Cualquiera ha podido ver cómo se han llenado los medios de comunicación y las redes sociales con esos insultos, esas agresiones, esa violencia ajena que puede llegar a matarte con tu propia mano. Lo ha hecho la ultraderecha y lo han hecho muchas mujeres encubiertas con la bandera del feminismo. Y no sólo lo han hecho en las emisoras fascistas o en la cloaca tuitera, sino en sesudos congresos presuntamente feministas. Lo han hecho mujeres relevantes y presuntamente respetables, desde viejas profesoras universitarias a mediocres escritoras de fama espuria. ¿De verdad creen estas mujeres que llamar “tío con faldas” a una mujer trans no puede sumirla en la vergüenza y la depresión y abocarla al suicidio? ¿De verdad no sienten ni una punzada de culpa por ejercer esa crueldad contra personas vulnerables? Del fascismo no esperábamos nada, sólo cabe combatirlo, pero ¿qué feminismo es ese que se le asemeja?
La transfobia se lleva vidas por delante, se las sigue llevando. Por eso la exministra Irene Montero hizo historia en España con la redacción y la aprobación de la Ley Trans. La historia que merece la pena, la historia que hace justicia con las vidas inocentes y hace mejor la sociedad. El Consejo de Europa pidió hace unos días a los países de la UE que regulen la transexualidad reconociendo procesos de cambio de sexo legal basados en la autodeterminación de género.

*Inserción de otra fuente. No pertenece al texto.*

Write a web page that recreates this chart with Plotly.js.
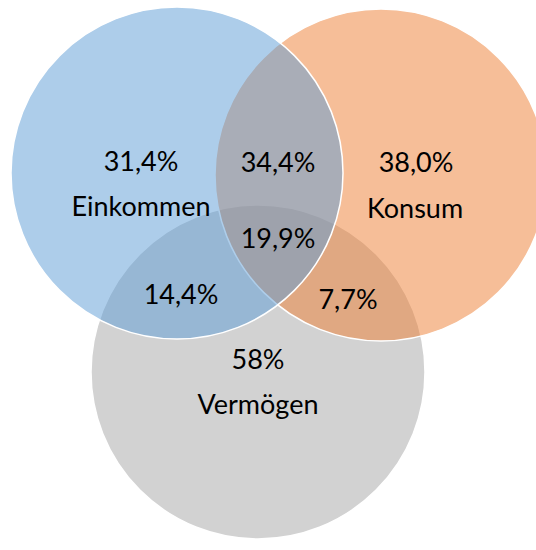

Exactamente lo mismo que Ley Trans española que peleó Montero mano a mano con los colectivos indicados: los de las personas trans.
Por pionera y solidaria y responsable, también Irene Montero ha sufrido la venganza política y el acoso mediático. Esos ataques miserables solo revelan que su defensa de los derechos del colectivo trans es más necesaria que nunca. Algunas no pueden más. Quizás la infatigable Helena Ramírez no pudo más.